La benne de La Pallud, première bourgade italienne à la sortie du tunnel du Mont Blanc, nous projette, Stéphan et moi vers les hautes altitudes. Derrière nous, les val Veni et Ferret, où le vert printanier domine, contrastent avec l’âpreté des Noire et Blanche de Peuterey qui s’élancent fièrement vers le sommet du Mont Blanc. Il s’agit de notre première ascension ensemble ; alors que nous avions échangé quelques mots à la salle d’escalade, nous nous étions trouvé de nombreuses envies verticales communes et nous profitons donc de cette belle journée de juin pour nous frotter au granit chamoniard.
Alors que je grimpais dans le Chablais il y a quelques semaines, un guide rencontré à un relais me conseillait la Chandelle du Tacul. Rapidement en conditions grâce à son orientation et sa verticalité, il ventait ardemment la qualité de l’escalade sur ce satellite du Mont Blanc du Tacul. Le hasard veut que, ce matin là, nous retrouvions ce guide dans la benne alors que nous partions escalader la voie qu’il me conseillait ! Le monde est petit…
Pendant que lui et son client partent en direction de la face nord de la Tour Ronde, très fréquentée ce jour là, Stéphan et moi virons plus à droite vers la Combe Maudite. Je suis très heureux, presque 4 ans après mon ascension du Grand Cap de revenir dans cet endroit magnifique du massif. Le Grand Cap m’impressionne toujours autant par ses dimensions et ses surplombs débonnaires, et c’est non sans une pointe d’amusement que je repense à notre ascension, alors que je mettais les pieds en haute montagne pour la première fois.
Notre choix du jour se porte sur la combinaison des voies Bonatti et Tabou, qui suivent une fissure évidente tout en évitant les grosses difficultés surplombantes des voies originales. Tabou, ouverte par Piola, est un clin d’œil au grand Bonatti, peu adepte des spits métalliques, que Piola affectionne lors de ses nombreux équipements. La Bonatti Tabou est cependant une vraie voie de Terrain d’av, avec uniquement quelques vieux pitons rencontrés ci et là et tout de même des relais équipés aux normes modernes.
Je m’élance dans la première longueur, sur une large dalle grise, le long de fissures et d’écailles typiquement chamoniardes. Ayant attaqué la voie plus bas que le topo original, nous ne sommes pas sûrs de l’endroit exact où nous nous trouvons. Alors que Stéphan s’élance dans ce qu’il croit être du V, une cotation modeste, il s’agit en fait de la deuxième longueur en 6b, bien retors, avec un rétablissement en sortie de dièdre pas évident du tout ! Stéphan s’en sort avec brio. Alors que je jette un coup d’œil en direction de la Tour Ronde, je vois le guide et son client prendre pied sur l’arête terminale du sommet. Quelle rapidité !

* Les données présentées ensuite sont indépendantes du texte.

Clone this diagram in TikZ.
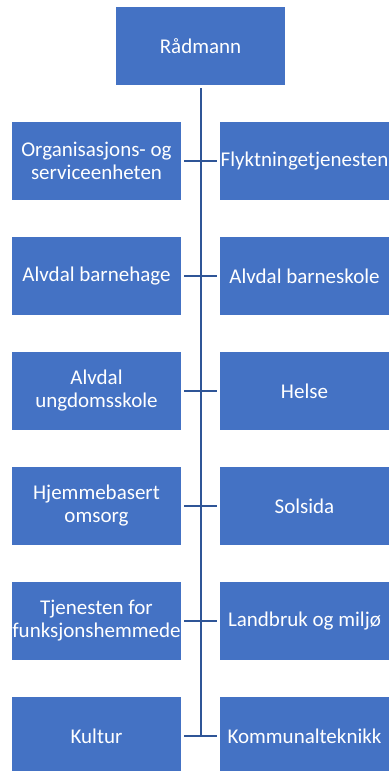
\documentclass[tikz,border=0pt]{standalone}
\usepackage{fontspec}
\setmainfont{Carlito}
\definecolor{boxblue}{HTML}{4472C4}
\definecolor{lineblue}{HTML}{2F5597}
\begin{document}
\begin{tikzpicture}[x=1pt,y=-1pt,
  unit/.style={fill=boxblue, text=white, minimum width=169pt, minimum height=78pt,
    inner sep=0pt, align=center, font=\fontsize{21}{23}\selectfont},
  conn/.style={draw=lineblue, line width=2pt}]
\useasboundingbox (0,0) rectangle (391,771);
\node[unit] (rad) at (200.5,46) {Rådmann};
\node[unit] (l1) at (96.5,161) {Organisasjons- og\\serviceenheten};
\node[unit] (r1) at (304.5,161) {Flyktningetjenesten};
\node[unit] (l2) at (96.5,276) {Alvdal barnehage};
\node[unit] (r2) at (304.5,276) {Alvdal barneskole};
\node[unit] (l3) at (96.5,391) {Alvdal\\ungdomsskole};
\node[unit] (r3) at (304.5,391) {Helse};
\node[unit] (l4) at (96.5,506) {Hjemmebasert\\omsorg};
\node[unit] (r4) at (304.5,506) {Solsida};
\node[unit] (l5) at (96.5,621) {Tjenesten for\\funksjonshemmede};
\node[unit] (r5) at (304.5,621) {Landbruk og miljø};
\node[unit] (l6) at (96.5,736) {Kultur};
\node[unit] (r6) at (304.5,736) {Kommunalteknikk};
\coordinate (end) at (200.5,736);
\draw[conn, shorten <=3pt] (rad.south) -- (end);
\foreach \i in {1,...,6}{
  \draw[conn, shorten <=3pt, shorten >=3pt] (l\i.east) -- (r\i.west);
}
\end{tikzpicture}
\end{document}
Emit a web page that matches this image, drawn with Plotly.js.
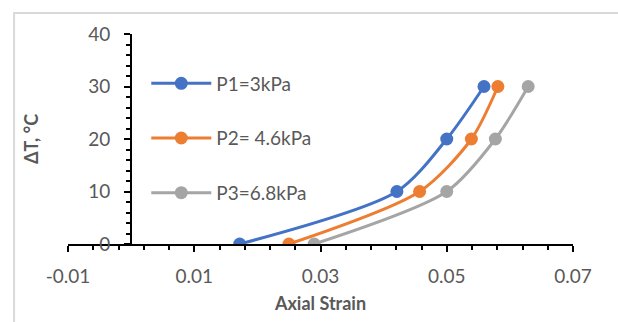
<!DOCTYPE html>
<html><head><meta charset="utf-8">
<script src="https://cdn.plot.ly/plotly-3.0.1.min.js"></script>
<style>html,body{margin:0;padding:0;background:#fff}#chart{width:618px;height:322px}</style>
</head><body><div id="chart"></div>
<script>
const seriesNames = ['P1=3kPa', 'P2= 4.6kPa', 'P3=6.8kPa'];
const deltaT = [0, 10, 20, 30];
const strainP1 = [0.0172, 0.0421, 0.0500, 0.0559];
const strainP2 = [0.0250, 0.0457, 0.0539, 0.0581];
const strainP3 = [0.0290, 0.0500, 0.0577, 0.0629];
const seriesColors = ['#4472C4', '#ED7D31', '#A5A5A5'];
const xTickVals = [-0.01, 0.01, 0.03, 0.05, 0.07];
const xTickText = ['-0.01', '0.01', '0.03', '0.05', '0.07'];
const yTickVals = [0, 10, 20, 30, 40];
const yTickText = ['0', '10', '20', '30', '40'];
const xTitle = 'Axial Strain';
const yTitle = 'ΔT, °C';

const strains = [strainP1, strainP2, strainP3];
const traces = strains.map((xs, i) => ({
  type: 'scatter', mode: 'lines+markers',
  x: xs, y: deltaT, name: seriesNames[i], legendgroup: 'g' + i,
  line: {color: seriesColors[i], width: 3, shape: 'spline', smoothing: 0.8},
  marker: {color: seriesColors[i], size: 13}
}));

const grey = '#595959';
const layout = {
  width: 618, height: 322,
  margin: {l: 68, r: 45, t: 34, b: 78},
  paper_bgcolor: '#fff', plot_bgcolor: 'rgba(0,0,0,0)',
  font: {family: 'Lato, sans-serif', color: grey, size: 19},
  showlegend: true,
  legend: {x: 0.155, y: 0.855, xanchor: 'left', yanchor: 'top', bgcolor: 'rgba(0,0,0,0)',
           font: {size: 19, color: grey}, tracegroupgap: 27, itemwidth: 60},
  xaxis: {
    range: [-0.01, 0.07], tickmode: 'array', tickvals: xTickVals, ticktext: xTickText,
    showgrid: false, zeroline: false, showline: true, linecolor: '#000', linewidth: 2,
    ticks: 'outside', ticklen: 6, tickwidth: 2, tickcolor: '#000', ticklabelstandoff: 8,
    minor: {tickmode: 'linear', tick0: -0.01, dtick: 0.004, ticks: 'outside', ticklen: 4, tickwidth: 2, tickcolor: '#000', showgrid: false},
    tickfont: {size: 19, color: grey},
    title: {text: xTitle, font: {size: 18, color: grey, family: 'Lato, sans-serif', weight: 'bold'}, standoff: 12}
  },
  yaxis: {
    range: [0, 40], anchor: 'free', position: 0.125, tickmode: 'array', tickvals: yTickVals, ticktext: yTickText,
    showgrid: false, zeroline: false, showline: true, linecolor: '#000', linewidth: 2,
    ticks: 'outside', ticklen: 6, tickwidth: 2, tickcolor: '#000', ticklabelstandoff: 10,
    minor: {tickmode: 'linear', tick0: 0, dtick: 2, ticks: 'outside', ticklen: 4, tickwidth: 2, tickcolor: '#000', showgrid: false},
    tickfont: {size: 19, color: grey},
    title: {text: yTitle, font: {size: 18, color: grey, family: 'Lato, sans-serif', weight: 'bold'}, standoff: 44}
  },
  shapes: [{type: 'rect', xref: 'paper', yref: 'paper', x0: -0.1068, x1: 1.3, y0: -0.6, y1: 1.1,
            line: {color: '#D9D9D9', width: 2}, fillcolor: 'rgba(0,0,0,0)', layer: 'below'}]
};
Plotly.newPlot('chart', traces, layout, {displayModeBar: false, staticPlot: true});
</script>
</body></html>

Après deux belles longueurs qui demandent un tant soit peu de recherche d’itinéraire, je m’élance dans l’une des plus belles longueurs de la face. Celle-ci un fin feuillet avant de passer sous un petit surplomb qui mène vers une fissure à doigt technique. L’escalade est tout simplement magique. Quel plaisir également de poser ses protections dans une fissure de cette qualité. Un vrai régal ! Comme un cadeau ne vient jamais seul, la dernière longueur est elle aussi tout simplement superbe, et Stéphan prend visiblement un plaisir immense à parcourir cette fissure franche et régulière qui se termine par quelques mouvements horizontaux pas évidents avant de prendre pied sur le sommet à 3 561m d’altitude.
Après 3 rappels rapides, c’est une manip’ de corde astucieuse qui nous permet de prendre pied sur le glacier, notre dernier rappel nous ayant laissé à 3 mètres de nos sacs. Un coup d’œil à la montre nous indique que la dernière benne vers la vallée est dans 45 minutes. Sachant qu’il faut 1h45 pour la rejoindre, cela s’annonce chaud ! Malgré un retour au pas de course, éprouvant à cette altitude… nous la ratons de peu. Heureusement les Italiens se montrent compréhensifs et nous permettent de redescendre avec la benne réservée aux employés. Après une telle journée, la bière sur une terrasse de La Pallud au soleil n’est pas volée, surtout quand elle est servie avec chips et pop corns !
La voie à l’aire magnifique cela donne vraiment envi…en terme d’équipement c’est comment ? L6 super fissure entièrement à protéger je présume ? Après une première course pour toucher le granit j’ai bien envi de faire un tour Merci pour les photos
Bonjour Laurent. Merci pour ton commentaire. Il y a quelques pitons de Bonatti dans la voie mais il faut un jeu complet de friends et de coinceurs. Pas trop de grandes tailles, petits et moyens surtout. On a beaucoup utilisés les câbles. Dans L6 il y a un piton et une vieille cordelette si je me rappelle bien. Bonne grimpe !
Les photos sont très belles et toutes bien cadrées : bravo pour ces clichés pris « en grimpant ».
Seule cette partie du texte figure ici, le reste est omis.